**Work required**
The material below should be written out in full and exactly; pictures stay out of the copy.

**Given material**
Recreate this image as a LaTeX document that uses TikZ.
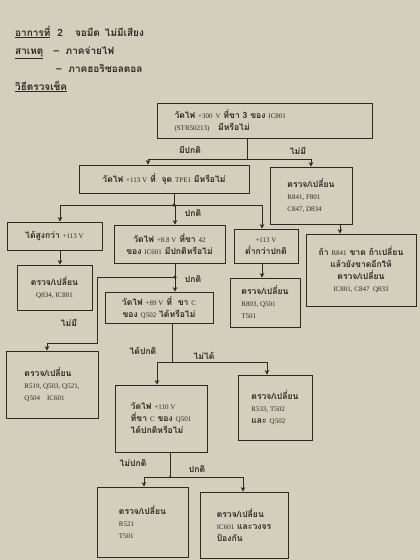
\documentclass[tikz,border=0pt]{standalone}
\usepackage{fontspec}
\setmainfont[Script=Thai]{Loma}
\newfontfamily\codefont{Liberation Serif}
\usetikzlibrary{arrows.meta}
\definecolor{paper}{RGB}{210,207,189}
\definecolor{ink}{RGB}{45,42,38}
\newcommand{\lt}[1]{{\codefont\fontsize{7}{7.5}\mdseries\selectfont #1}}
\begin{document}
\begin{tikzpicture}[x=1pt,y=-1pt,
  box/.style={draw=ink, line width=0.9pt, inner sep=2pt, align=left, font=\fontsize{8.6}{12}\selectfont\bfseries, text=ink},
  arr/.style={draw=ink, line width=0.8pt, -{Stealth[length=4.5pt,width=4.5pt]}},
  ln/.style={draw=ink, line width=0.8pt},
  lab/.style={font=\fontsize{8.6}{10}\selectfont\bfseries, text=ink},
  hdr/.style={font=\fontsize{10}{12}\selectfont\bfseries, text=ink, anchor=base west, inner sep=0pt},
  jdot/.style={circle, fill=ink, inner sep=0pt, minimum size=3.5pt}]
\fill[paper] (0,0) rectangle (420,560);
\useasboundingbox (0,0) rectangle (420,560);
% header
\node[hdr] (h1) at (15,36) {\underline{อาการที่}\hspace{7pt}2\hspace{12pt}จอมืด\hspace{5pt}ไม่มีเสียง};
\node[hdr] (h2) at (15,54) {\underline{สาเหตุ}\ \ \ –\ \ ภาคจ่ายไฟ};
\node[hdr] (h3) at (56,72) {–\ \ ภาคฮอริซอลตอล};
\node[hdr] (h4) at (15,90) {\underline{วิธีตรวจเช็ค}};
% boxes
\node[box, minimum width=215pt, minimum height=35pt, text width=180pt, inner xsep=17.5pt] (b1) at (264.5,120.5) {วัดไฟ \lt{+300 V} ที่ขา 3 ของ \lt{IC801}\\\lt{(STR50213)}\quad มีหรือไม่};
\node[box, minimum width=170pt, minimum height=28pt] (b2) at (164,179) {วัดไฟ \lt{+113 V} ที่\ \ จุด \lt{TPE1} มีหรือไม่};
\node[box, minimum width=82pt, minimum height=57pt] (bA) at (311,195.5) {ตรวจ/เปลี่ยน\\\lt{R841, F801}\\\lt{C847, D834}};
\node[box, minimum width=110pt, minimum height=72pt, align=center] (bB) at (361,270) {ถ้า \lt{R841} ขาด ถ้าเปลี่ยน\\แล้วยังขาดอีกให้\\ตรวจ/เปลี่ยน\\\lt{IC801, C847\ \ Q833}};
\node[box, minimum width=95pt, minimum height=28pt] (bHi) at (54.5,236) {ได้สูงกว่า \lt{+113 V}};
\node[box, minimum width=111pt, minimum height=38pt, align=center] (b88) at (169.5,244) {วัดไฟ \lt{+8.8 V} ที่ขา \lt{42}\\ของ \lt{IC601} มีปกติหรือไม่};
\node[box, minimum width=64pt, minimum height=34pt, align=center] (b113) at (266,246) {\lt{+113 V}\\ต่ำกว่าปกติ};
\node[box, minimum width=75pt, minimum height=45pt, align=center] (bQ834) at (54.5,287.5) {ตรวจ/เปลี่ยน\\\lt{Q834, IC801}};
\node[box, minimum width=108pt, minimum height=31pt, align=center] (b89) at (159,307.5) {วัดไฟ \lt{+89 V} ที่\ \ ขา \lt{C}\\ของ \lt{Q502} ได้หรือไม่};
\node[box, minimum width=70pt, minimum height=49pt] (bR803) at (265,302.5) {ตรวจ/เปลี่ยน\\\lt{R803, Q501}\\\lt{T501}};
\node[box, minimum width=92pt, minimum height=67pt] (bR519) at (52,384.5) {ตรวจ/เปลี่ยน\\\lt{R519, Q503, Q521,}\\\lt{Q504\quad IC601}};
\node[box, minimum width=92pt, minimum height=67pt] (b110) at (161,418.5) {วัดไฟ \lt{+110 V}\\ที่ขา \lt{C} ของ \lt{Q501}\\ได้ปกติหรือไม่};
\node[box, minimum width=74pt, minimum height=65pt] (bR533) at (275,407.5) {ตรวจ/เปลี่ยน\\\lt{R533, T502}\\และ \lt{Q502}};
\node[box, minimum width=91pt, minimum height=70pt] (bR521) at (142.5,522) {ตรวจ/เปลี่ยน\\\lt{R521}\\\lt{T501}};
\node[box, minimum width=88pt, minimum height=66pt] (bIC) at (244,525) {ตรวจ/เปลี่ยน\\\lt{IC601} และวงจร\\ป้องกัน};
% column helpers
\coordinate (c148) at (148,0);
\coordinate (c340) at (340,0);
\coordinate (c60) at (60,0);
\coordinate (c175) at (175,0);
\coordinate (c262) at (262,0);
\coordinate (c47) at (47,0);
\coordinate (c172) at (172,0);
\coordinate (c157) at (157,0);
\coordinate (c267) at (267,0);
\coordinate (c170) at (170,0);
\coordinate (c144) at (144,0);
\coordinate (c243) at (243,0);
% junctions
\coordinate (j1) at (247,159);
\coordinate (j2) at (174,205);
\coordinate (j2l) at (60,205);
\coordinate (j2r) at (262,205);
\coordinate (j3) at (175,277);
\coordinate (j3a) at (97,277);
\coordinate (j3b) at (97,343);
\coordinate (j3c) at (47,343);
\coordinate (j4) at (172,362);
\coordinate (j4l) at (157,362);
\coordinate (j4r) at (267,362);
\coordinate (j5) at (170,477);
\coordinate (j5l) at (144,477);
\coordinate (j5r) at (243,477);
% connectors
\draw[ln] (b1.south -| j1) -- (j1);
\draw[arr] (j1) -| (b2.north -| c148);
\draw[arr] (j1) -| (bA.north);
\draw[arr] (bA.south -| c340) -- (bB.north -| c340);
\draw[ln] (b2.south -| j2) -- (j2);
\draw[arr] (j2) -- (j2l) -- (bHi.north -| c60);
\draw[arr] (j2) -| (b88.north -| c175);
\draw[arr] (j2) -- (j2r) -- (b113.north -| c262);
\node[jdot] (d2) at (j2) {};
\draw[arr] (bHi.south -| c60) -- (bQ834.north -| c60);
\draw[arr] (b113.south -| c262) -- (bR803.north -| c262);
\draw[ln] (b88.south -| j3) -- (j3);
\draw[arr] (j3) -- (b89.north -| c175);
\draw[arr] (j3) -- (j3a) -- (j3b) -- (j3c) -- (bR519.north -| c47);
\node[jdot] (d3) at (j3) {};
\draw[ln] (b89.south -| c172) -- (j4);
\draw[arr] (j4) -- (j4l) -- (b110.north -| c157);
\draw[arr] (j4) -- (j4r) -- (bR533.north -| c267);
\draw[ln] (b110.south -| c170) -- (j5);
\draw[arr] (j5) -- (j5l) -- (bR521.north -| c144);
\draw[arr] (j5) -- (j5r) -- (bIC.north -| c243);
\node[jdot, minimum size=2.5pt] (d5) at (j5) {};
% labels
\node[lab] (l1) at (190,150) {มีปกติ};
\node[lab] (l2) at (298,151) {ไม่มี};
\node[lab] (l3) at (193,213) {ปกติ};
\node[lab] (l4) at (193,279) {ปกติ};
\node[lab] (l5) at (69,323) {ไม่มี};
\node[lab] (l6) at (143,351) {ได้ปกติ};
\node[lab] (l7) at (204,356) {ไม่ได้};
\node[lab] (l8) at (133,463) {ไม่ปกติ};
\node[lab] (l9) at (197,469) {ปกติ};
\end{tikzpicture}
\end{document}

**Expected answer**
Recreate this image as a LaTeX document that uses TikZ.
\documentclass[tikz,border=0pt]{standalone}
\usepackage{fontspec}
\setmainfont[Script=Thai]{Loma}
\newfontfamily\codefont{Liberation Serif}
\usetikzlibrary{arrows.meta}
\definecolor{paper}{RGB}{210,207,189}
\definecolor{ink}{RGB}{45,42,38}
\newcommand{\lt}[1]{{\codefont\fontsize{7}{7.5}\mdseries\selectfont #1}}
\begin{document}
\begin{tikzpicture}[x=1pt,y=-1pt,
  box/.style={draw=ink, line width=0.9pt, inner sep=2pt, align=left, font=\fontsize{8.6}{12}\selectfont\bfseries, text=ink},
  arr/.style={draw=ink, line width=0.8pt, -{Stealth[length=4.5pt,width=4.5pt]}},
  ln/.style={draw=ink, line width=0.8pt},
  lab/.style={font=\fontsize{8.6}{10}\selectfont\bfseries, text=ink},
  hdr/.style={font=\fontsize{10}{12}\selectfont\bfseries, text=ink, anchor=base west, inner sep=0pt},
  jdot/.style={circle, fill=ink, inner sep=0pt, minimum size=3.5pt}]
\fill[paper] (0,0) rectangle (420,560);
\useasboundingbox (0,0) rectangle (420,560);
% header
\node[hdr] (h1) at (15,36) {\underline{อาการที่}\hspace{7pt}2\hspace{12pt}จอมืด\hspace{5pt}ไม่มีเสียง};
\node[hdr] (h2) at (15,54) {\underline{สาเหตุ}\ \ \ –\ \ ภาคจ่ายไฟ};
\node[hdr] (h3) at (56,72) {–\ \ ภาคฮอริซอลตอล};
\node[hdr] (h4) at (15,90) {\underline{วิธีตรวจเช็ค}};
% boxes
\node[box, minimum width=215pt, minimum height=35pt, text width=180pt, inner xsep=17.5pt] (b1) at (264.5,120.5) {วัดไฟ \lt{+300 V} ที่ขา 3 ของ \lt{IC801}\\\lt{(STR50213)}\quad มีหรือไม่};
\node[box, minimum width=170pt, minimum height=28pt] (b2) at (164,179) {วัดไฟ \lt{+113 V} ที่\ \ จุด \lt{TPE1} มีหรือไม่};
\node[box, minimum width=82pt, minimum height=57pt] (bA) at (311,195.5) {ตรวจ/เปลี่ยน\\\lt{R841, F801}\\\lt{C847, D834}};
\node[box, minimum width=110pt, minimum height=72pt, align=center] (bB) at (361,270) {ถ้า \lt{R841} ขาด ถ้าเปลี่ยน\\แล้วยังขาดอีกให้\\ตรวจ/เปลี่ยน\\\lt{IC801, C847\ \ Q833}};
\node[box, minimum width=95pt, minimum height=28pt] (bHi) at (54.5,236) {ได้สูงกว่า \lt{+113 V}};
\node[box, minimum width=111pt, minimum height=38pt, align=center] (b88) at (169.5,244) {วัดไฟ \lt{+8.8 V} ที่ขา \lt{42}\\ของ \lt{IC601} มีปกติหรือไม่};
\node[box, minimum width=64pt, minimum height=34pt, align=center] (b113) at (266,246) {\lt{+113 V}\\ต่ำกว่าปกติ};
\node[box, minimum width=75pt, minimum height=45pt, align=center] (bQ834) at (54.5,287.5) {ตรวจ/เปลี่ยน\\\lt{Q834, IC801}};
\node[box, minimum width=108pt, minimum height=31pt, align=center] (b89) at (159,307.5) {วัดไฟ \lt{+89 V} ที่\ \ ขา \lt{C}\\ของ \lt{Q502} ได้หรือไม่};
\node[box, minimum width=70pt, minimum height=49pt] (bR803) at (265,302.5) {ตรวจ/เปลี่ยน\\\lt{R803, Q501}\\\lt{T501}};
\node[box, minimum width=92pt, minimum height=67pt] (bR519) at (52,384.5) {ตรวจ/เปลี่ยน\\\lt{R519, Q503, Q521,}\\\lt{Q504\quad IC601}};
\node[box, minimum width=92pt, minimum height=67pt] (b110) at (161,418.5) {วัดไฟ \lt{+110 V}\\ที่ขา \lt{C} ของ \lt{Q501}\\ได้ปกติหรือไม่};
\node[box, minimum width=74pt, minimum height=65pt] (bR533) at (275,407.5) {ตรวจ/เปลี่ยน\\\lt{R533, T502}\\และ \lt{Q502}};
\node[box, minimum width=91pt, minimum height=70pt] (bR521) at (142.5,522) {ตรวจ/เปลี่ยน\\\lt{R521}\\\lt{T501}};
\node[box, minimum width=88pt, minimum height=66pt] (bIC) at (244,525) {ตรวจ/เปลี่ยน\\\lt{IC601} และวงจร\\ป้องกัน};
% column helpers
\coordinate (c148) at (148,0);
\coordinate (c340) at (340,0);
\coordinate (c60) at (60,0);
\coordinate (c175) at (175,0);
\coordinate (c262) at (262,0);
\coordinate (c47) at (47,0);
\coordinate (c172) at (172,0);
\coordinate (c157) at (157,0);
\coordinate (c267) at (267,0);
\coordinate (c170) at (170,0);
\coordinate (c144) at (144,0);
\coordinate (c243) at (243,0);
% junctions
\coordinate (j1) at (247,159);
\coordinate (j2) at (174,205);
\coordinate (j2l) at (60,205);
\coordinate (j2r) at (262,205);
\coordinate (j3) at (175,277);
\coordinate (j3a) at (97,277);
\coordinate (j3b) at (97,343);
\coordinate (j3c) at (47,343);
\coordinate (j4) at (172,362);
\coordinate (j4l) at (157,362);
\coordinate (j4r) at (267,362);
\coordinate (j5) at (170,477);
\coordinate (j5l) at (144,477);
\coordinate (j5r) at (243,477);
% connectors
\draw[ln] (b1.south -| j1) -- (j1);
\draw[arr] (j1) -| (b2.north -| c148);
\draw[arr] (j1) -| (bA.north);
\draw[arr] (bA.south -| c340) -- (bB.north -| c340);
\draw[ln] (b2.south -| j2) -- (j2);
\draw[arr] (j2) -- (j2l) -- (bHi.north -| c60);
\draw[arr] (j2) -| (b88.north -| c175);
\draw[arr] (j2) -- (j2r) -- (b113.north -| c262);
\node[jdot] (d2) at (j2) {};
\draw[arr] (bHi.south -| c60) -- (bQ834.north -| c60);
\draw[arr] (b113.south -| c262) -- (bR803.north -| c262);
\draw[ln] (b88.south -| j3) -- (j3);
\draw[arr] (j3) -- (b89.north -| c175);
\draw[arr] (j3) -- (j3a) -- (j3b) -- (j3c) -- (bR519.north -| c47);
\node[jdot] (d3) at (j3) {};
\draw[ln] (b89.south -| c172) -- (j4);
\draw[arr] (j4) -- (j4l) -- (b110.north -| c157);
\draw[arr] (j4) -- (j4r) -- (bR533.north -| c267);
\draw[ln] (b110.south -| c170) -- (j5);
\draw[arr] (j5) -- (j5l) -- (bR521.north -| c144);
\draw[arr] (j5) -- (j5r) -- (bIC.north -| c243);
\node[jdot, minimum size=2.5pt] (d5) at (j5) {};
% labels
\node[lab] (l1) at (190,150) {มีปกติ};
\node[lab] (l2) at (298,151) {ไม่มี};
\node[lab] (l3) at (193,213) {ปกติ};
\node[lab] (l4) at (193,279) {ปกติ};
\node[lab] (l5) at (69,323) {ไม่มี};
\node[lab] (l6) at (143,351) {ได้ปกติ};
\node[lab] (l7) at (204,356) {ไม่ได้};
\node[lab] (l8) at (133,463) {ไม่ปกติ};
\node[lab] (l9) at (197,469) {ปกติ};
\end{tikzpicture}
\end{document}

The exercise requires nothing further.